------ INFORMATION SHOWN

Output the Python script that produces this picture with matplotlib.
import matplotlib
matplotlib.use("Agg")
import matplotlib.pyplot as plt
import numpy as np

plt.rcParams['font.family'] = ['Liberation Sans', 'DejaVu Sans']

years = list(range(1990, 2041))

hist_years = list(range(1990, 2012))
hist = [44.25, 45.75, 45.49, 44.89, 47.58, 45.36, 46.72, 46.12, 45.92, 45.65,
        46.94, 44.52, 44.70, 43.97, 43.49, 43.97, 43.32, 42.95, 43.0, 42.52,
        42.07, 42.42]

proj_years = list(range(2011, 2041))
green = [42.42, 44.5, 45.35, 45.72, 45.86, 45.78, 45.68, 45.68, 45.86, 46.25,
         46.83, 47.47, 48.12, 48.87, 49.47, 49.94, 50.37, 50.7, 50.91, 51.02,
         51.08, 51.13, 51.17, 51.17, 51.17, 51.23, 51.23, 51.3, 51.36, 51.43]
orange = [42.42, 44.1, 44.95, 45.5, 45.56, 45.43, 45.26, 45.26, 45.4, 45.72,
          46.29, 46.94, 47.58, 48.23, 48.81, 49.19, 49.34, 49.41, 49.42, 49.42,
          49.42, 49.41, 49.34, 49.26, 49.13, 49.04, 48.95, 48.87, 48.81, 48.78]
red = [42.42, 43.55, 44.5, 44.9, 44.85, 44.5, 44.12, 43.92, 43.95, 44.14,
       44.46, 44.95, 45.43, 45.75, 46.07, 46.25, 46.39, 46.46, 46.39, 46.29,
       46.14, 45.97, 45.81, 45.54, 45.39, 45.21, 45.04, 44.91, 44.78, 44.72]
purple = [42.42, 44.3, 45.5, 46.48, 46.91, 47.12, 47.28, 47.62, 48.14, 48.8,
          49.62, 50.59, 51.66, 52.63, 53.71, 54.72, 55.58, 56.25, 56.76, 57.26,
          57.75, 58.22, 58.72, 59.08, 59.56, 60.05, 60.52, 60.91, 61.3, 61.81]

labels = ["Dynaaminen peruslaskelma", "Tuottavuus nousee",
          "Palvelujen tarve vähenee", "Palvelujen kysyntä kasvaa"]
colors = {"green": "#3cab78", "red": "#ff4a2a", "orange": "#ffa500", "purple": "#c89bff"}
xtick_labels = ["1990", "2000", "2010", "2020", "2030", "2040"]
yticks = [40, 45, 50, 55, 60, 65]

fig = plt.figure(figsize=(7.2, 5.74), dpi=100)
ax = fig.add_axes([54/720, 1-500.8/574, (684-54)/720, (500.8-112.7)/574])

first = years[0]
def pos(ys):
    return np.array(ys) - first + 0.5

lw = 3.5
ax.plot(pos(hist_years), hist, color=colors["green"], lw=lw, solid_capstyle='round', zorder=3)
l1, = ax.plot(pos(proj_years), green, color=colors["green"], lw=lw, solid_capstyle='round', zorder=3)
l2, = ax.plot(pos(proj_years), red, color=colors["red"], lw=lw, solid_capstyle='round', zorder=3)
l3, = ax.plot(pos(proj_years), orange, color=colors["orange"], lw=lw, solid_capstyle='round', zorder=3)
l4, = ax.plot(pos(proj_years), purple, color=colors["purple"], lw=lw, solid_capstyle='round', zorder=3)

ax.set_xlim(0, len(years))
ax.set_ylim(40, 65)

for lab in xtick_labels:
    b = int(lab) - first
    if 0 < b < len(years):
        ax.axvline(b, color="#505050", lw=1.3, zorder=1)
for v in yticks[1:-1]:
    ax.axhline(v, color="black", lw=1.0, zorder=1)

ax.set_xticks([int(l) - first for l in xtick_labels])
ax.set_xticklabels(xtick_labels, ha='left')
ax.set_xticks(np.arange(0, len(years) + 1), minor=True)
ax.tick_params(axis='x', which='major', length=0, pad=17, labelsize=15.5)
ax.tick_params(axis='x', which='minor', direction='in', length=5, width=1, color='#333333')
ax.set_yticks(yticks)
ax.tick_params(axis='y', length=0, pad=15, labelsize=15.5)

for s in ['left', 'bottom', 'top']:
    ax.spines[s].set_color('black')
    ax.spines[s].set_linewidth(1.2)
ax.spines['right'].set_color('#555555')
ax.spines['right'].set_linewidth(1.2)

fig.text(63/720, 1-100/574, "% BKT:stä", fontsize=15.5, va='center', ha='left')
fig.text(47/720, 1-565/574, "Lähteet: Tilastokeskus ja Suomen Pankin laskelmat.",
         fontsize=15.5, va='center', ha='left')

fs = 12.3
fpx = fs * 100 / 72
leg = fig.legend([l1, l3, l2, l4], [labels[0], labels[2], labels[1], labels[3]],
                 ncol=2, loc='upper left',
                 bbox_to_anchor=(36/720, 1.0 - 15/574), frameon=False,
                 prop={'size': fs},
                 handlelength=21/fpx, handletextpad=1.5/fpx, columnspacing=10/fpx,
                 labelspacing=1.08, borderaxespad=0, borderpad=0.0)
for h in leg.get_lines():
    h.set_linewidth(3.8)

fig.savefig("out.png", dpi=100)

------------
------ INFORMATION SHOWN

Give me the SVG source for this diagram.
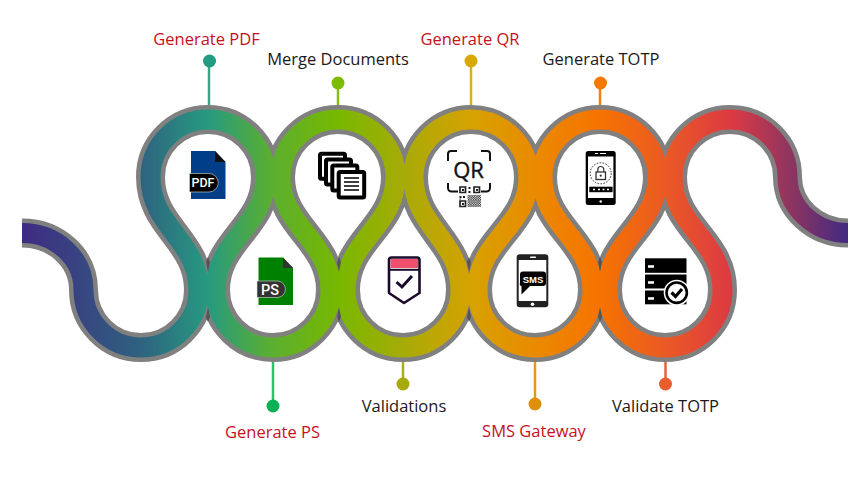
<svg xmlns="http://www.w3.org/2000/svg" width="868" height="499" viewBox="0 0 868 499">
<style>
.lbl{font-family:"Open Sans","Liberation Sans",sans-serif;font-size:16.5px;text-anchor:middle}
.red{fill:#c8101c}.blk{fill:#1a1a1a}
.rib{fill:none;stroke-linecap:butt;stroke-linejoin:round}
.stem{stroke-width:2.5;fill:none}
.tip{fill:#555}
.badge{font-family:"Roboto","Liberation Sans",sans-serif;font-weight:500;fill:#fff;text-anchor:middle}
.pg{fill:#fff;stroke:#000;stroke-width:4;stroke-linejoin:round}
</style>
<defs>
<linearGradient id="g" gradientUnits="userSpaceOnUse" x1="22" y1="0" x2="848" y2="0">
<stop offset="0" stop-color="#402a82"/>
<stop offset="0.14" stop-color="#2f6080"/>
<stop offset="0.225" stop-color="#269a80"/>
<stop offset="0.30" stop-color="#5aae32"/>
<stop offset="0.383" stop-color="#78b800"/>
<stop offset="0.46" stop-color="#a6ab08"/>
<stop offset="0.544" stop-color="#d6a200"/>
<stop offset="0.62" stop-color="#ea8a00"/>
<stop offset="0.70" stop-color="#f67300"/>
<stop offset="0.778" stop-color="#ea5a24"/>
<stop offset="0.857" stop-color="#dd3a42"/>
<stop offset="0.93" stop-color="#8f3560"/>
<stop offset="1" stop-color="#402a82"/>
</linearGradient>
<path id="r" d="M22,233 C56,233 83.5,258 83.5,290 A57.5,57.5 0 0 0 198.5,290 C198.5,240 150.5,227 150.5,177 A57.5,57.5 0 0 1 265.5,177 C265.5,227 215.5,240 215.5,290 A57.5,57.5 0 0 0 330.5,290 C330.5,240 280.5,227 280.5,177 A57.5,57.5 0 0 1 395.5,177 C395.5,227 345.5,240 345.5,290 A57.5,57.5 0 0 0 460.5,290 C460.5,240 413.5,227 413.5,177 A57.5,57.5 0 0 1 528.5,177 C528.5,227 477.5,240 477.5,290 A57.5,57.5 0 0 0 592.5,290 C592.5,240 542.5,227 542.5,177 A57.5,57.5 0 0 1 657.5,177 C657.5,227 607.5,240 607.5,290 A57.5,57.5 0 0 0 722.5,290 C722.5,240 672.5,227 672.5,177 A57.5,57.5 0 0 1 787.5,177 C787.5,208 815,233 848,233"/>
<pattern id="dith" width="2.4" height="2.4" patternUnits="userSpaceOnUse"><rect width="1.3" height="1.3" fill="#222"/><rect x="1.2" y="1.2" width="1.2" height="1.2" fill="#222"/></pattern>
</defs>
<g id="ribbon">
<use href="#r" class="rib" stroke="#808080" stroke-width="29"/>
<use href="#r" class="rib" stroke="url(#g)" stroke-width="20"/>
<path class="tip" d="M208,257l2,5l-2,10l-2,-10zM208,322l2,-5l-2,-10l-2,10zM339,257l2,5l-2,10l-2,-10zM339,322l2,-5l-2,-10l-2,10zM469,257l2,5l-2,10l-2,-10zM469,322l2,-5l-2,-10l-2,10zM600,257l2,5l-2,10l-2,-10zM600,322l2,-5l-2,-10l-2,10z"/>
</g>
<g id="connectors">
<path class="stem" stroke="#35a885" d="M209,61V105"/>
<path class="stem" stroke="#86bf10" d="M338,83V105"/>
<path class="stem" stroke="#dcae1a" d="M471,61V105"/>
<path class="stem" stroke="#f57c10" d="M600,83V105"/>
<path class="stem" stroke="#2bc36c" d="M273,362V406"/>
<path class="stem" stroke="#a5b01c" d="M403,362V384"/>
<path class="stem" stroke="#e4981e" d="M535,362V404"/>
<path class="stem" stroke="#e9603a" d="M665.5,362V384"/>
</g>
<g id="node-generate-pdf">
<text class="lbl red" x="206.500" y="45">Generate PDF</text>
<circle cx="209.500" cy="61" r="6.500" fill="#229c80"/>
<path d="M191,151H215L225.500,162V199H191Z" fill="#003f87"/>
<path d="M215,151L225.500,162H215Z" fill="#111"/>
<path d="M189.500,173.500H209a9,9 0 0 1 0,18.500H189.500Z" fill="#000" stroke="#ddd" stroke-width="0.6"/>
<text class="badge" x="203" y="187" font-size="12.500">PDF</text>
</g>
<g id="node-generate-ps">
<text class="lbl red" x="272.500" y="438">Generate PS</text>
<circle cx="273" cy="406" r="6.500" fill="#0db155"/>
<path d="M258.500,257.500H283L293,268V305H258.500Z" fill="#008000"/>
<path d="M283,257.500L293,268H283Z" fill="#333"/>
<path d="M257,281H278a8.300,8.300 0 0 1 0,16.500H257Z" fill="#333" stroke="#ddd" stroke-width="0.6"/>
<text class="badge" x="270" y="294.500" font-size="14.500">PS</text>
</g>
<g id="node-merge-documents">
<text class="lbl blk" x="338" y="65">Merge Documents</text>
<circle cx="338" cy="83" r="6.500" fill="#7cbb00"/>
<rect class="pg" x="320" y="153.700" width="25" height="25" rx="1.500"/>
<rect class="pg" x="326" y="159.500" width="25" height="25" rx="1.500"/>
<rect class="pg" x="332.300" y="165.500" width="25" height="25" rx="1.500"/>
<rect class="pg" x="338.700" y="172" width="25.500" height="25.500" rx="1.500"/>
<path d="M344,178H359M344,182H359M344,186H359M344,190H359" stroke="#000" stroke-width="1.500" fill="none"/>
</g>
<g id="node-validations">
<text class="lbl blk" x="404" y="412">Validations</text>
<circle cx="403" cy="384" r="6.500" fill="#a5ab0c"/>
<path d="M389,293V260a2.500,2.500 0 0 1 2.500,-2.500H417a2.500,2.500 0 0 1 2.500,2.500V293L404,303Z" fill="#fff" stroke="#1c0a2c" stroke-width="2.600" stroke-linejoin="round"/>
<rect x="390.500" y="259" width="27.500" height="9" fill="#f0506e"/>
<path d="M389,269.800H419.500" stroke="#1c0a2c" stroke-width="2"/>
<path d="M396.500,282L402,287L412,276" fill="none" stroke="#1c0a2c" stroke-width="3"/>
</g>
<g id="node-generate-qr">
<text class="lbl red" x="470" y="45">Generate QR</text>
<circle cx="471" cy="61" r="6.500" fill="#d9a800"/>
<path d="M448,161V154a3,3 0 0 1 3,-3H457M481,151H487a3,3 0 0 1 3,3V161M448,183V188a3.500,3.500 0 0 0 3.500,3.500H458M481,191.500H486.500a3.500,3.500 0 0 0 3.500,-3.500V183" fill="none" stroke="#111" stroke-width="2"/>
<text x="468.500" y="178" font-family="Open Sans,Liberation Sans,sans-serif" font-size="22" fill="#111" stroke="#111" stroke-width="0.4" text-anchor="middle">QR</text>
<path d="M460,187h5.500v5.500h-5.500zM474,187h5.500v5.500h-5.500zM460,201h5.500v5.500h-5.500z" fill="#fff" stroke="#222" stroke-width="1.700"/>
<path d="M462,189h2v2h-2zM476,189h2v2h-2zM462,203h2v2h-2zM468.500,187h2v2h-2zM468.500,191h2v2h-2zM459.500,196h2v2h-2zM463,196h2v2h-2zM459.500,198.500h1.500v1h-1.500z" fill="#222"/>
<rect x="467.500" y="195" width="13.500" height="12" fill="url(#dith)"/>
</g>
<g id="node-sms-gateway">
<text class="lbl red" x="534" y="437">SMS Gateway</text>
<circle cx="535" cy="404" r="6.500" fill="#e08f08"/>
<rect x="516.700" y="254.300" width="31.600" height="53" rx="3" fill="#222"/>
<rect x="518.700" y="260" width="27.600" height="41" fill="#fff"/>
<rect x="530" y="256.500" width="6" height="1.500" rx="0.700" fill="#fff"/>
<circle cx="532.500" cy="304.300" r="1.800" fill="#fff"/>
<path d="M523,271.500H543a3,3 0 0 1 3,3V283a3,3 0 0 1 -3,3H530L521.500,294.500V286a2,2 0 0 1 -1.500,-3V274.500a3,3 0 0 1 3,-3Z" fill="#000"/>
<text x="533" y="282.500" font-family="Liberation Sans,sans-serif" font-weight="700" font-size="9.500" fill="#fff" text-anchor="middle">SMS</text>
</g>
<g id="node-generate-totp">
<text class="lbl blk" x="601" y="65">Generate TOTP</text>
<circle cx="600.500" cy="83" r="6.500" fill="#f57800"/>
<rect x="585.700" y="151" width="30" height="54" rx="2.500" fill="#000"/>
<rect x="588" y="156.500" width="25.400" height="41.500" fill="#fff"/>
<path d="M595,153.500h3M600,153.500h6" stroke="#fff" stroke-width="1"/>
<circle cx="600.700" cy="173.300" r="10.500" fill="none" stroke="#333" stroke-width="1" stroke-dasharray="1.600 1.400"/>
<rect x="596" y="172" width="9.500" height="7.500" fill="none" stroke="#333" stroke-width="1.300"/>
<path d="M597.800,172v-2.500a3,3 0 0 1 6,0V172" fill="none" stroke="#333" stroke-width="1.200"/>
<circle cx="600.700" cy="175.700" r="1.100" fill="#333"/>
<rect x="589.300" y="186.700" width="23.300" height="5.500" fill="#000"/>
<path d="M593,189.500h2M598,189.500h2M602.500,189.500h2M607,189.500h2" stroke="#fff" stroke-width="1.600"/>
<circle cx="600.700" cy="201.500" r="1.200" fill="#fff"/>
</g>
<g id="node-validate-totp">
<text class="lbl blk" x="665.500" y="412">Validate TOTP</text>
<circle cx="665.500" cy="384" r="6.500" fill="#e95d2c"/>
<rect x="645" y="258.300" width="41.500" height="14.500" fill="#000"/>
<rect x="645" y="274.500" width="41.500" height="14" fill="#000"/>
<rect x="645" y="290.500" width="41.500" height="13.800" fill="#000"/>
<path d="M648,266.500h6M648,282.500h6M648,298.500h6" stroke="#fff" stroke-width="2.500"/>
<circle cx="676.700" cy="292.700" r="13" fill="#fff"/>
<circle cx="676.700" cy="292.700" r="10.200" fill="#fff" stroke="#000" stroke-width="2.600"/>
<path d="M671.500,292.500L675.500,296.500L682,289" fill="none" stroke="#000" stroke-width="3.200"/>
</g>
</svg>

------------
------ INFORMATION SHOWN

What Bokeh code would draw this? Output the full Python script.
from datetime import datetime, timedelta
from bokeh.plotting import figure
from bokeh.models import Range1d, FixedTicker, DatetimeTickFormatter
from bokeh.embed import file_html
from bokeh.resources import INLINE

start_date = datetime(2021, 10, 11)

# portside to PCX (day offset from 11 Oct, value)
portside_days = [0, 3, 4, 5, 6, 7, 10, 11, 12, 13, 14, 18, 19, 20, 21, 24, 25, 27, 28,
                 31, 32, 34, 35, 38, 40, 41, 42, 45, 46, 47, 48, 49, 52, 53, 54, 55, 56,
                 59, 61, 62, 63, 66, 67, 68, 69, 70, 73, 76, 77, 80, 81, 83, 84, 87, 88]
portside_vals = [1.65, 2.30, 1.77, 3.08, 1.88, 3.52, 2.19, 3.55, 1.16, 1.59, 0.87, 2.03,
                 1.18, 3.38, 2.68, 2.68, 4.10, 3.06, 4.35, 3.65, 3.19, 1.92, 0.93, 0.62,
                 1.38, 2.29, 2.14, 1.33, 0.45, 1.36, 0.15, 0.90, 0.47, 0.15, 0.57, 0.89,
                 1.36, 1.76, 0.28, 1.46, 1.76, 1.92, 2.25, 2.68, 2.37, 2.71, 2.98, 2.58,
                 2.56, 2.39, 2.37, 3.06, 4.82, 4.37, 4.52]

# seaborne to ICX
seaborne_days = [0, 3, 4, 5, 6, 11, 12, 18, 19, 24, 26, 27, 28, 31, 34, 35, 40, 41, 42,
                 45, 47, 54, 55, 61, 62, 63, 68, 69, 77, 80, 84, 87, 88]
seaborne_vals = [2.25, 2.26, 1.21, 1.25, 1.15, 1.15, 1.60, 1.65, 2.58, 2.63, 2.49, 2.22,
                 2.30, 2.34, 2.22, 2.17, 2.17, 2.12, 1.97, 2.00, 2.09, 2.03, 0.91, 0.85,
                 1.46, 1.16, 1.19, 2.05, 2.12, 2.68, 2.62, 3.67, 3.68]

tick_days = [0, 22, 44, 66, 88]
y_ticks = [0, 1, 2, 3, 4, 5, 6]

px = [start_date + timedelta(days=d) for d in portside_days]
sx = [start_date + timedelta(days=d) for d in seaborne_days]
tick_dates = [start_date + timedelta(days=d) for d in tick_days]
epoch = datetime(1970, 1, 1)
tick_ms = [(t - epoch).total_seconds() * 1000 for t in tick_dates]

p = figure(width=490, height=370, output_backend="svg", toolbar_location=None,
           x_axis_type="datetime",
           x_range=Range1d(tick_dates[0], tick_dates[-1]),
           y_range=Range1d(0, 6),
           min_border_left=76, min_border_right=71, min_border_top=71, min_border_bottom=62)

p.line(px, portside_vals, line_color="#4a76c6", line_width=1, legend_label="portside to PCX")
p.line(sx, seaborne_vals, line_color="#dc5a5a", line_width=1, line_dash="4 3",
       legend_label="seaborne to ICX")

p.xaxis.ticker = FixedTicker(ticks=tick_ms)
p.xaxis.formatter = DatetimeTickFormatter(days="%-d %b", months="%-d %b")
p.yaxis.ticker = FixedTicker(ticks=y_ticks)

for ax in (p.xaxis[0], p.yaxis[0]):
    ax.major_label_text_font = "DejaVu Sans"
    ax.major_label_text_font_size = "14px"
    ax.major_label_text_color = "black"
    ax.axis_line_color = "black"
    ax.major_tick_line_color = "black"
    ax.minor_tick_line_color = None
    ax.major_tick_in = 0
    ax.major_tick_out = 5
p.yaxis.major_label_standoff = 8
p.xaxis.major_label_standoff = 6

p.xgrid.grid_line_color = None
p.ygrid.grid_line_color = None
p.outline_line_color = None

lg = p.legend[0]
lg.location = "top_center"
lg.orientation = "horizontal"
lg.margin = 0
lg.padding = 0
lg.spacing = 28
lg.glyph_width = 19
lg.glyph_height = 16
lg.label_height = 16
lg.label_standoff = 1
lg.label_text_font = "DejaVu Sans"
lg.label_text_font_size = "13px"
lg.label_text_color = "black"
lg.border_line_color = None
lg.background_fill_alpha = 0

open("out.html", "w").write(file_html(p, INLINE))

------------

▶ PROMPT: Each line in the data that holds the string "this" should be found and copied.

▶ CORRECT OUTPUT:
Output the Python script that produces this picture with matplotlib.
Give me the SVG source for this diagram.
What Bokeh code would draw this? Output the full Python script.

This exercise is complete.